▶ DATA
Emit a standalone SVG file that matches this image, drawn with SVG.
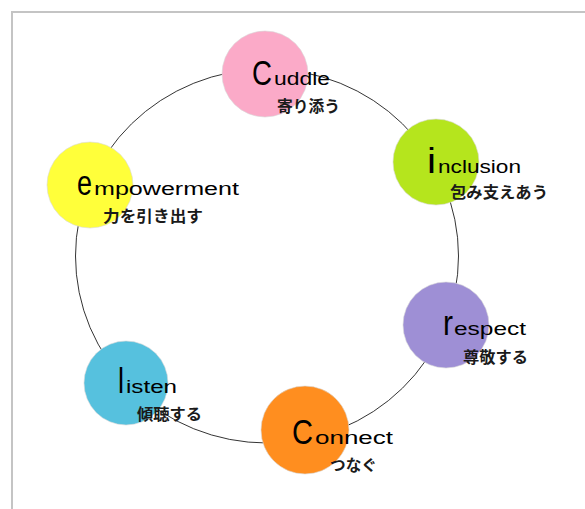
<svg xmlns="http://www.w3.org/2000/svg" width="585" height="509" viewBox="0 0 585 509">
<style>
.node{stroke:#d8d8d8;stroke-width:0.6}
.big{font-family:"Liberation Sans","Noto Sans",sans-serif;font-size:35px;fill:#000}
.sm{font-family:"Liberation Sans","Noto Sans",sans-serif;font-size:17.5px;fill:#000}
.jp{font-family:"Noto Sans CJK JP","Noto Sans CJK SC",sans-serif;font-size:15.5px;font-weight:bold;fill:#1a1a1a}
</style>
<rect width="585" height="509" fill="#fff"/>
<path d="M12 509 V12 H585" fill="none" stroke="#c4c4c4" stroke-width="2"/>
<g id="connectors">
<ellipse cx="267" cy="256" rx="191.5" ry="187" fill="none" stroke="#000" stroke-width="0.8"/>
</g>
<g id="cuddle">
<circle class="node" cx="265" cy="74" r="43" fill="#fbaac8"/>
<text class="big" x="252" y="85" textLength="20" lengthAdjust="spacingAndGlyphs">C</text>
<text class="sm" x="274" y="85" textLength="56" lengthAdjust="spacingAndGlyphs">uddle</text>
<text class="jp" x="277" y="112" textLength="63" lengthAdjust="spacingAndGlyphs">寄り添う</text>
</g>
<g id="inclusion">
<circle class="node" cx="436" cy="162" r="43" fill="#b5e51d"/>
<text class="big" x="427" y="173" textLength="9" lengthAdjust="spacingAndGlyphs">i</text>
<text class="sm" x="438" y="173" textLength="83" lengthAdjust="spacingAndGlyphs">nclusion</text>
<text class="jp" x="450" y="198" textLength="98" lengthAdjust="spacingAndGlyphs">包み支えあう</text>
</g>
<g id="empowerment">
<circle class="node" cx="90" cy="185" r="43" fill="#ffff3a"/>
<text class="big" x="77" y="195" textLength="15" lengthAdjust="spacingAndGlyphs">e</text>
<text class="sm" x="94" y="195" textLength="145" lengthAdjust="spacingAndGlyphs">mpowerment</text>
<text class="jp" x="103" y="222" textLength="100" lengthAdjust="spacingAndGlyphs">力を引き出す</text>
</g>
<g id="respect">
<circle class="node" cx="446" cy="325" r="43" fill="#9e8fd5"/>
<text class="big" x="443" y="335" textLength="10" lengthAdjust="spacingAndGlyphs">r</text>
<text class="sm" x="454" y="335" textLength="72" lengthAdjust="spacingAndGlyphs">espect</text>
<text class="jp" x="463" y="363" textLength="65" lengthAdjust="spacingAndGlyphs">尊敬する</text>
</g>
<g id="listen">
<circle class="node" cx="126" cy="383" r="42" fill="#56c1de"/>
<text class="big" x="118" y="393" textLength="6" lengthAdjust="spacingAndGlyphs">l</text>
<text class="sm" x="126" y="393" textLength="51" lengthAdjust="spacingAndGlyphs">isten</text>
<text class="jp" x="137" y="420" textLength="65" lengthAdjust="spacingAndGlyphs">傾聴する</text>
</g>
<g id="connect">
<circle class="node" cx="305" cy="430" r="44" fill="#ff8e1f"/>
<text class="big" x="292" y="444" textLength="21" lengthAdjust="spacingAndGlyphs">C</text>
<text class="sm" x="315" y="444" textLength="78" lengthAdjust="spacingAndGlyphs">onnect</text>
<text class="jp" x="330" y="471" textLength="47" lengthAdjust="spacingAndGlyphs">つなぐ</text>
</g>
</svg>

▶ THE EXERCISE
Repeat the lines above exactly, and keep every picture out.

▶ RESULT FOR THIS EXERCISE
Emit a standalone SVG file that matches this image, drawn with SVG.
<svg xmlns="http://www.w3.org/2000/svg" width="585" height="509" viewBox="0 0 585 509">
<style>
.node{stroke:#d8d8d8;stroke-width:0.6}
.big{font-family:"Liberation Sans","Noto Sans",sans-serif;font-size:35px;fill:#000}
.sm{font-family:"Liberation Sans","Noto Sans",sans-serif;font-size:17.5px;fill:#000}
.jp{font-family:"Noto Sans CJK JP","Noto Sans CJK SC",sans-serif;font-size:15.5px;font-weight:bold;fill:#1a1a1a}
</style>
<rect width="585" height="509" fill="#fff"/>
<path d="M12 509 V12 H585" fill="none" stroke="#c4c4c4" stroke-width="2"/>
<g id="connectors">
<ellipse cx="267" cy="256" rx="191.5" ry="187" fill="none" stroke="#000" stroke-width="0.8"/>
</g>
<g id="cuddle">
<circle class="node" cx="265" cy="74" r="43" fill="#fbaac8"/>
<text class="big" x="252" y="85" textLength="20" lengthAdjust="spacingAndGlyphs">C</text>
<text class="sm" x="274" y="85" textLength="56" lengthAdjust="spacingAndGlyphs">uddle</text>
<text class="jp" x="277" y="112" textLength="63" lengthAdjust="spacingAndGlyphs">寄り添う</text>
</g>
<g id="inclusion">
<circle class="node" cx="436" cy="162" r="43" fill="#b5e51d"/>
<text class="big" x="427" y="173" textLength="9" lengthAdjust="spacingAndGlyphs">i</text>
<text class="sm" x="438" y="173" textLength="83" lengthAdjust="spacingAndGlyphs">nclusion</text>
<text class="jp" x="450" y="198" textLength="98" lengthAdjust="spacingAndGlyphs">包み支えあう</text>
</g>
<g id="empowerment">
<circle class="node" cx="90" cy="185" r="43" fill="#ffff3a"/>
<text class="big" x="77" y="195" textLength="15" lengthAdjust="spacingAndGlyphs">e</text>
<text class="sm" x="94" y="195" textLength="145" lengthAdjust="spacingAndGlyphs">mpowerment</text>
<text class="jp" x="103" y="222" textLength="100" lengthAdjust="spacingAndGlyphs">力を引き出す</text>
</g>
<g id="respect">
<circle class="node" cx="446" cy="325" r="43" fill="#9e8fd5"/>
<text class="big" x="443" y="335" textLength="10" lengthAdjust="spacingAndGlyphs">r</text>
<text class="sm" x="454" y="335" textLength="72" lengthAdjust="spacingAndGlyphs">espect</text>
<text class="jp" x="463" y="363" textLength="65" lengthAdjust="spacingAndGlyphs">尊敬する</text>
</g>
<g id="listen">
<circle class="node" cx="126" cy="383" r="42" fill="#56c1de"/>
<text class="big" x="118" y="393" textLength="6" lengthAdjust="spacingAndGlyphs">l</text>
<text class="sm" x="126" y="393" textLength="51" lengthAdjust="spacingAndGlyphs">isten</text>
<text class="jp" x="137" y="420" textLength="65" lengthAdjust="spacingAndGlyphs">傾聴する</text>
</g>
<g id="connect">
<circle class="node" cx="305" cy="430" r="44" fill="#ff8e1f"/>
<text class="big" x="292" y="444" textLength="21" lengthAdjust="spacingAndGlyphs">C</text>
<text class="sm" x="315" y="444" textLength="78" lengthAdjust="spacingAndGlyphs">onnect</text>
<text class="jp" x="330" y="471" textLength="47" lengthAdjust="spacingAndGlyphs">つなぐ</text>
</g>
</svg>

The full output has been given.